The size of corpora may vary according to the purpose of our analysis. Observations on the language as a whole and as used in everyday contexts by ordinary people can only be obtained from big corpora constituted of millions of words. Conversely, special corpora, which although small are specialised in their content, allow us to get insight into the typical phraseology, expressions and lexicogrammatical features of a variety of a language. The internet has many features in common with corpora. It is constituted of millions of texts belonging to different text types. However, it also has a number of shortcomings. The main problem is, obviously, constituted by authorship. Most of the times we do not have any information on who has written a text stored on the internet, we do not know their nationality, age, gender, social class, education and so on. Furthermore, information such as the date of the text and the location of the text are usually unknown. Nevertheless, if its limits are properly taken into account, the internet may be a valid support for students when they need to check the correctness or the frequency of usage of some expressions and collocations they use in language production.

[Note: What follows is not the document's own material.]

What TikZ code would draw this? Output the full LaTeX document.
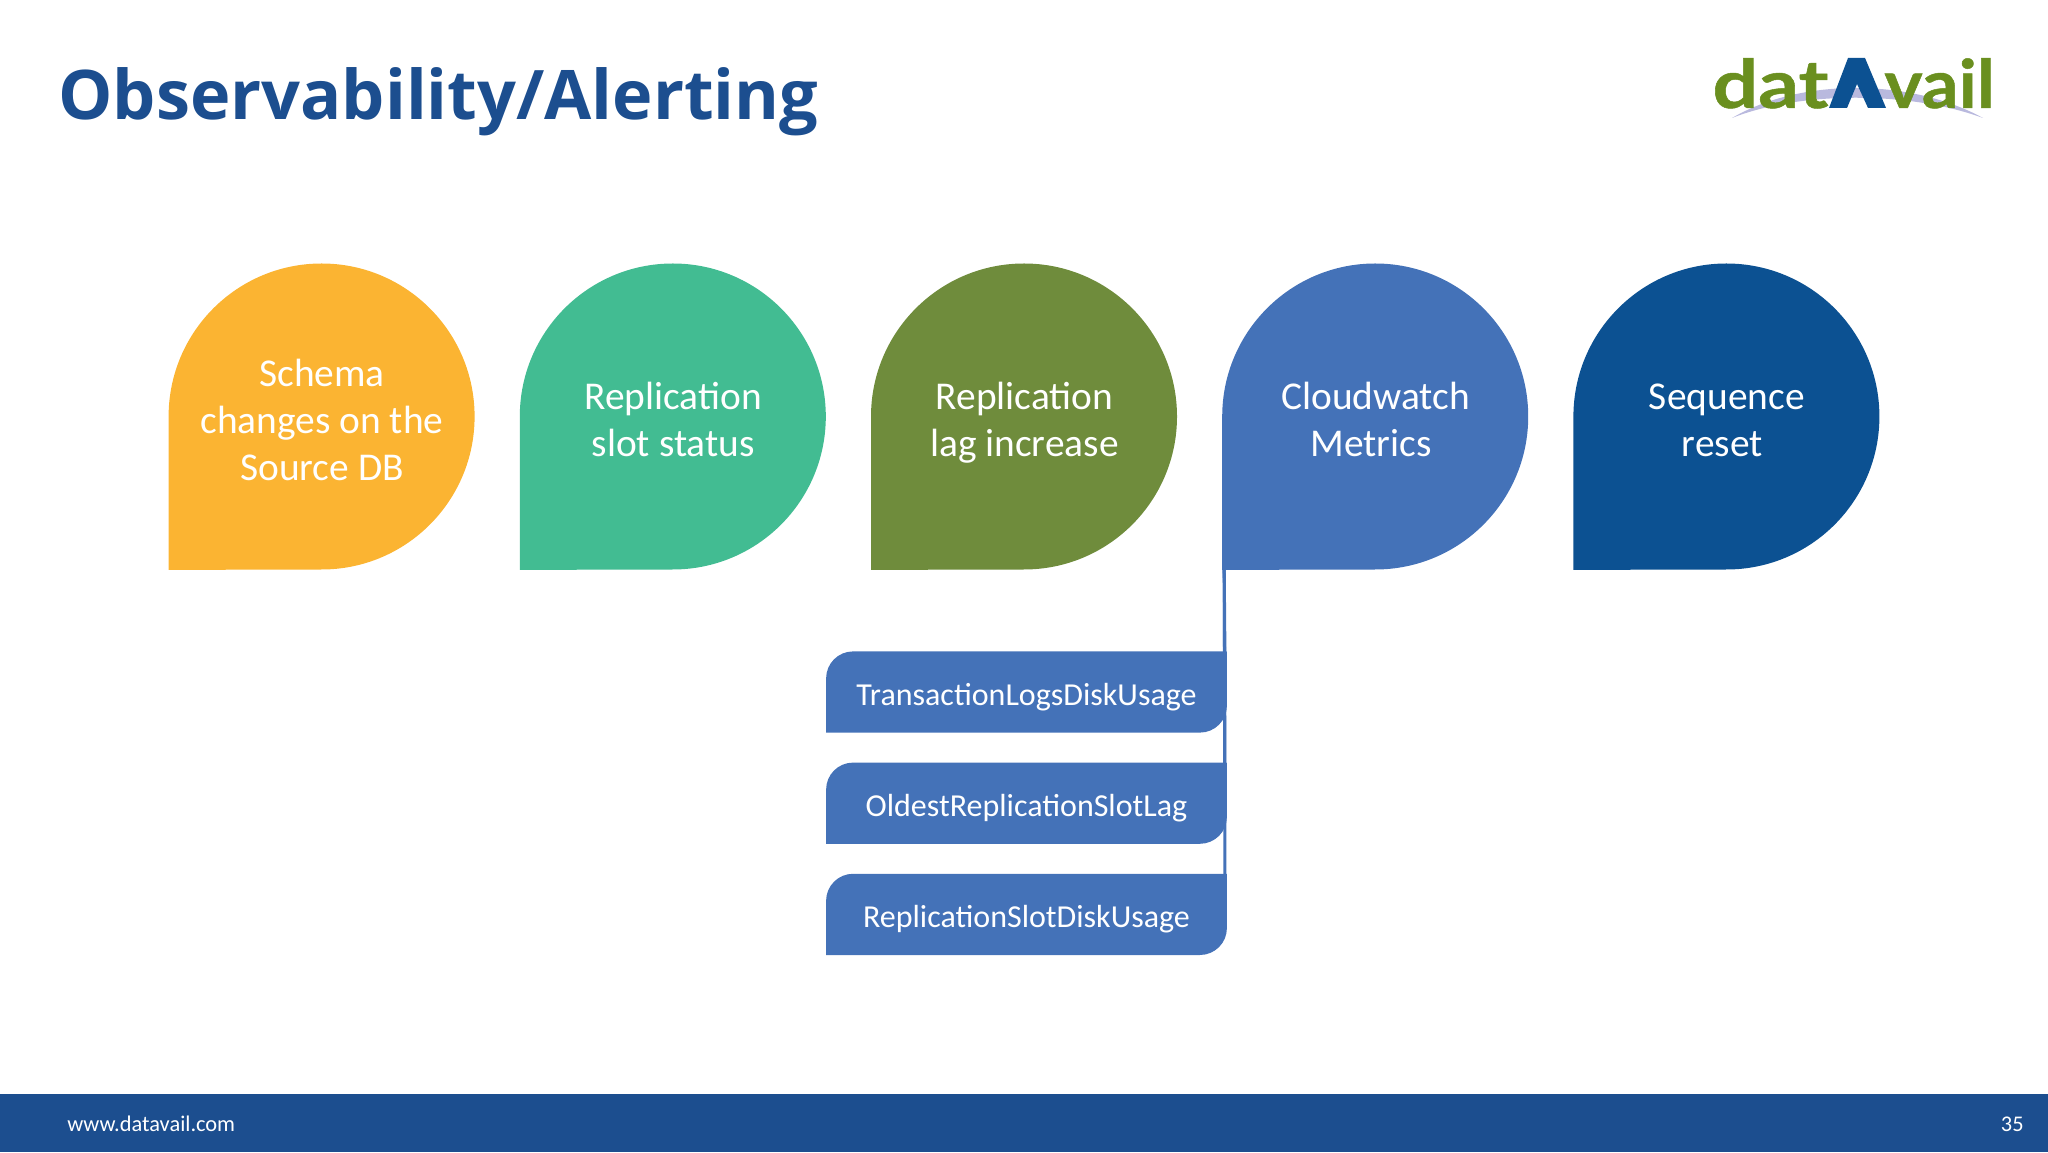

PRACTICE • Analyze the concordances/collocates of the word “language”, “technology”, “teacher”, “solution”. • Choose some words frequently used in English and analyze their concordances/collocates using The British National Corpus. • Using The British National Corpus analyze the concordances/collocates of the words “cast”, “register”, “analysis”, “pattern”, “approve”. • Imagine that you are preparing to interpret at the conference dedicated to one of the topic: 1) junk food; 2) team building; 3) space exploration; 4) lead-free petrol; 5) generation gap; 6) Academic English; 7) electric car production; 8) female suffrage; 9) American English; 10) Time Machine. Use The British National Corpus to define the concordances/collocates that may be useful while interpreting.